Short exercise:
Only the lines holding the string "matplotlib" are needed. Copy each one.

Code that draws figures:
····················

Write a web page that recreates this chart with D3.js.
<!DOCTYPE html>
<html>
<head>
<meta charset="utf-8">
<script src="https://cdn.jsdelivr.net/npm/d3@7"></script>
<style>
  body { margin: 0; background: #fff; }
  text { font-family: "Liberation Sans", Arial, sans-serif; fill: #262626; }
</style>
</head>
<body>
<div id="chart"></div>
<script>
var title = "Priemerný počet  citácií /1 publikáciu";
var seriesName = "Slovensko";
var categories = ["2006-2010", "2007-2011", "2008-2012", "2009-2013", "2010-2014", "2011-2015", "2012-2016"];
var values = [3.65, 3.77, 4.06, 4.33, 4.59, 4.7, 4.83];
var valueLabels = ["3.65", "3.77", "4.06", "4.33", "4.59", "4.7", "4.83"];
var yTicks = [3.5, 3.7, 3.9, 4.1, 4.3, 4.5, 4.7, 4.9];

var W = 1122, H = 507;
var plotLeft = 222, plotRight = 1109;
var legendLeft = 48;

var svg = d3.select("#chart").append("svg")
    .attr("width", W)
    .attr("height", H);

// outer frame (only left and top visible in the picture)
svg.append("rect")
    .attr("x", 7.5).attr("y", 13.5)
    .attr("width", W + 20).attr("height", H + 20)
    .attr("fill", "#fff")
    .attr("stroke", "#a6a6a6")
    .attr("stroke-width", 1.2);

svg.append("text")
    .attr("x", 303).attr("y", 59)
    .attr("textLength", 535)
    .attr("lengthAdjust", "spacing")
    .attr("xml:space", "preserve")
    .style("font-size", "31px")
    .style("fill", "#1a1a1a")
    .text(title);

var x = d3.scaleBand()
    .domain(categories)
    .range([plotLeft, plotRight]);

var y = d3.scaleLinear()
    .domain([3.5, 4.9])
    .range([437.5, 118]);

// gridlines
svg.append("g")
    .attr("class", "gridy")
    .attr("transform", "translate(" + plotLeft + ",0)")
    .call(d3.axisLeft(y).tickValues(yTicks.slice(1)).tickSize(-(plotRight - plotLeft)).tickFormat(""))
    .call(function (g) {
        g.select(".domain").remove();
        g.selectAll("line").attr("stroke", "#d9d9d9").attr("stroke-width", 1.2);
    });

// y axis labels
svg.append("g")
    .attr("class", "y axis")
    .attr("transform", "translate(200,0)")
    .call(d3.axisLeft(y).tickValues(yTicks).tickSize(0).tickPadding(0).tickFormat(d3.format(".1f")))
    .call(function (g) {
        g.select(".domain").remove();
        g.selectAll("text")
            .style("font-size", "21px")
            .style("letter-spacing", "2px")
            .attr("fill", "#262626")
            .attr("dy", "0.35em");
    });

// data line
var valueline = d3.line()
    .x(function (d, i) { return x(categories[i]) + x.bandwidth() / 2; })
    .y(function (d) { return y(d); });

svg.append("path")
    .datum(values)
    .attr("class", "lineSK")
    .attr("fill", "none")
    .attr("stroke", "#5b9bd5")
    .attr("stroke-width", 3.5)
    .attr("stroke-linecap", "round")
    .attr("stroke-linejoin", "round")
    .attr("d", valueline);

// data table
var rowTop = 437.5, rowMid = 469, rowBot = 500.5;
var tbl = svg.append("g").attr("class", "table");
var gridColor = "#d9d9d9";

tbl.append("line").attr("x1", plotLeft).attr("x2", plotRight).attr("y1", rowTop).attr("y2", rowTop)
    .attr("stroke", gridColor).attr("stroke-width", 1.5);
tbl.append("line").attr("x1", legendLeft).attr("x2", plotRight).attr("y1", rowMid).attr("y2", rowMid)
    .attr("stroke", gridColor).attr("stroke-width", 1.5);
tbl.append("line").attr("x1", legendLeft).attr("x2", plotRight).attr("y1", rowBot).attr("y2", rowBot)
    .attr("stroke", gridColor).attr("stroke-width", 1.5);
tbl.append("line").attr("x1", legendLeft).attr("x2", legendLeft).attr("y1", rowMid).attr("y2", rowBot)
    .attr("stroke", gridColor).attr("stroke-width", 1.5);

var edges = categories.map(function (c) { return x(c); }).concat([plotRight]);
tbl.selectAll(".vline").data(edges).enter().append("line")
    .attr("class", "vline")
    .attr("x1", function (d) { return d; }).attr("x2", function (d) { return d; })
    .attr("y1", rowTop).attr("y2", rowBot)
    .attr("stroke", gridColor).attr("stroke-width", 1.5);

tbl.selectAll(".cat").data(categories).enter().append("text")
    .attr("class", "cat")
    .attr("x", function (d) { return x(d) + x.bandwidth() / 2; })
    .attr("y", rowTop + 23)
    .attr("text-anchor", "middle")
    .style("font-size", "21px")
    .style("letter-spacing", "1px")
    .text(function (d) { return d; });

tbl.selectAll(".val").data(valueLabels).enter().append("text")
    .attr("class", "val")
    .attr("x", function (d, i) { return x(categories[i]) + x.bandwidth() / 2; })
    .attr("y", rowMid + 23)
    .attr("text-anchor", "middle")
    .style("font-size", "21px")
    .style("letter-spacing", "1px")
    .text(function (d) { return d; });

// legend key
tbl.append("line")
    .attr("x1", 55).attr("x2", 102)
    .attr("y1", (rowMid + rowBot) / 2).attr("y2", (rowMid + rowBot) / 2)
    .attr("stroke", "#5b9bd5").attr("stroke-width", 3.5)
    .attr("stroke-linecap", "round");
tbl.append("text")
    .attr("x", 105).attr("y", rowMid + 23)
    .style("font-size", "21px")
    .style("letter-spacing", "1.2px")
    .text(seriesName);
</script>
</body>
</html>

····················

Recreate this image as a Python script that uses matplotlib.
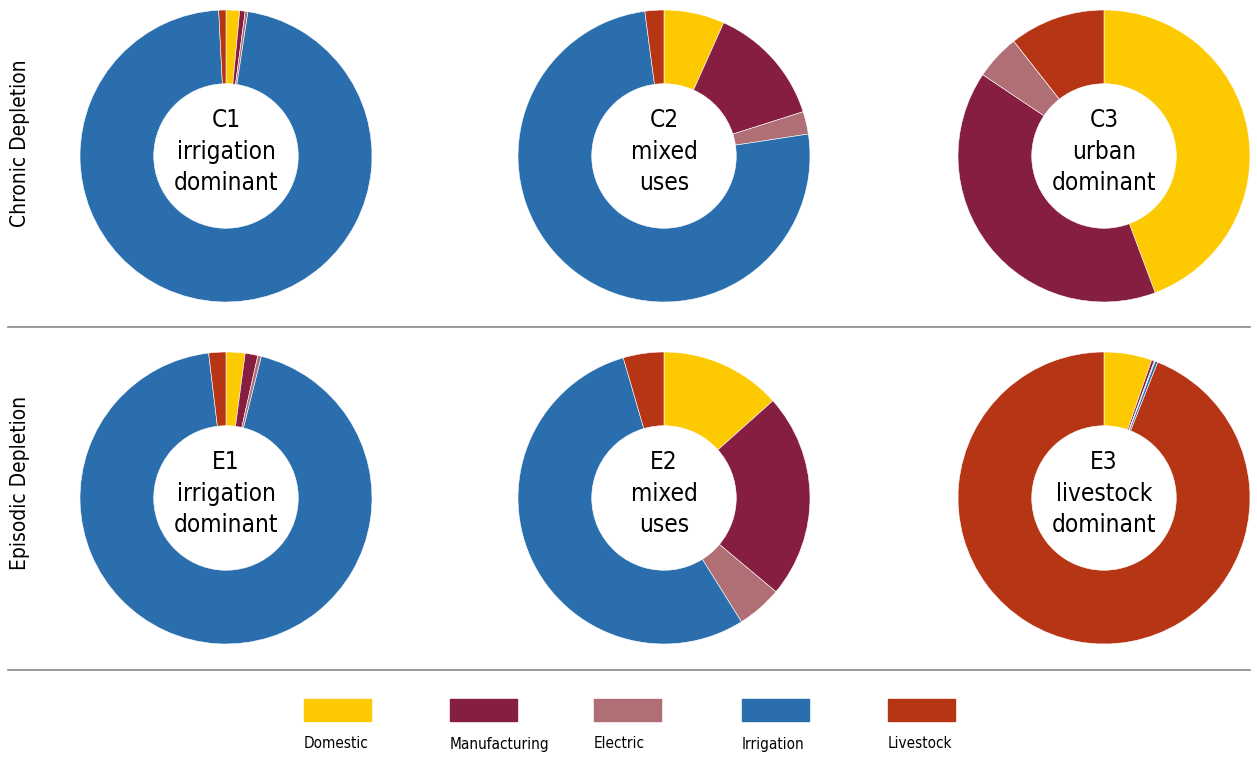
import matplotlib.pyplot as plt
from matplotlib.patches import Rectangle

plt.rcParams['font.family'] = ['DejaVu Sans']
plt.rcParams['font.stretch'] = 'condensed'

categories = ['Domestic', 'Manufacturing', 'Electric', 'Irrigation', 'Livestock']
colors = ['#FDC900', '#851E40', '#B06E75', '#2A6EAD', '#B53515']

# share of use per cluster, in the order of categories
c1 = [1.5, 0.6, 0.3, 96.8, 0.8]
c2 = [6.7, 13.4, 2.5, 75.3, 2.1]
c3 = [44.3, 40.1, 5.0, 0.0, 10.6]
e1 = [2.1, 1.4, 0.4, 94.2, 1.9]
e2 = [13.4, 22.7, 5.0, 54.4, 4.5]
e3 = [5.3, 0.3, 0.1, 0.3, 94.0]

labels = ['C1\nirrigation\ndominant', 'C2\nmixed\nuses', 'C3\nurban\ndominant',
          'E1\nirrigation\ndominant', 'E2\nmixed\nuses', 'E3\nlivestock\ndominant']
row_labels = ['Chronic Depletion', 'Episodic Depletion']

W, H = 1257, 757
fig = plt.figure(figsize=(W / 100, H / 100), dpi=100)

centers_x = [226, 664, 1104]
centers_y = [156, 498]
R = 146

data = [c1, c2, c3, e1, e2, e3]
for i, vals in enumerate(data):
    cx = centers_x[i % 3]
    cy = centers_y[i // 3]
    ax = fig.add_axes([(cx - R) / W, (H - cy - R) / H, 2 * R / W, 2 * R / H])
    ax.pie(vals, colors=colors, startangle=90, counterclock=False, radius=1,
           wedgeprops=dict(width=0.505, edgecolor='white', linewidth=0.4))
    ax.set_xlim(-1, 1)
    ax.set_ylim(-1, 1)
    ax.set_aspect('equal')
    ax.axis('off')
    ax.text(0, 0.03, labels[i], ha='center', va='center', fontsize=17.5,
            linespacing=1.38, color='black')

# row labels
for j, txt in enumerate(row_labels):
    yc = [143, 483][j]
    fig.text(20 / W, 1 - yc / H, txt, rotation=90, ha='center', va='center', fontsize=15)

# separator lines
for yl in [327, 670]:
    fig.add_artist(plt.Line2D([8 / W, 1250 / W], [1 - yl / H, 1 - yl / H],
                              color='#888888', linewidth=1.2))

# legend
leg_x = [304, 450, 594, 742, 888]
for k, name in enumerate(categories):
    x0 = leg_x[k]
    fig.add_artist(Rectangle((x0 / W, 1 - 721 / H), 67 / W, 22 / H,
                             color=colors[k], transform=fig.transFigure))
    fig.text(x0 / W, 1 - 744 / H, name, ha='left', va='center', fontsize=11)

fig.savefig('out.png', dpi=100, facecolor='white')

····················

The response:
Recreate this image as a Python script that uses matplotlib.
import matplotlib.pyplot as plt
from matplotlib.patches import Rectangle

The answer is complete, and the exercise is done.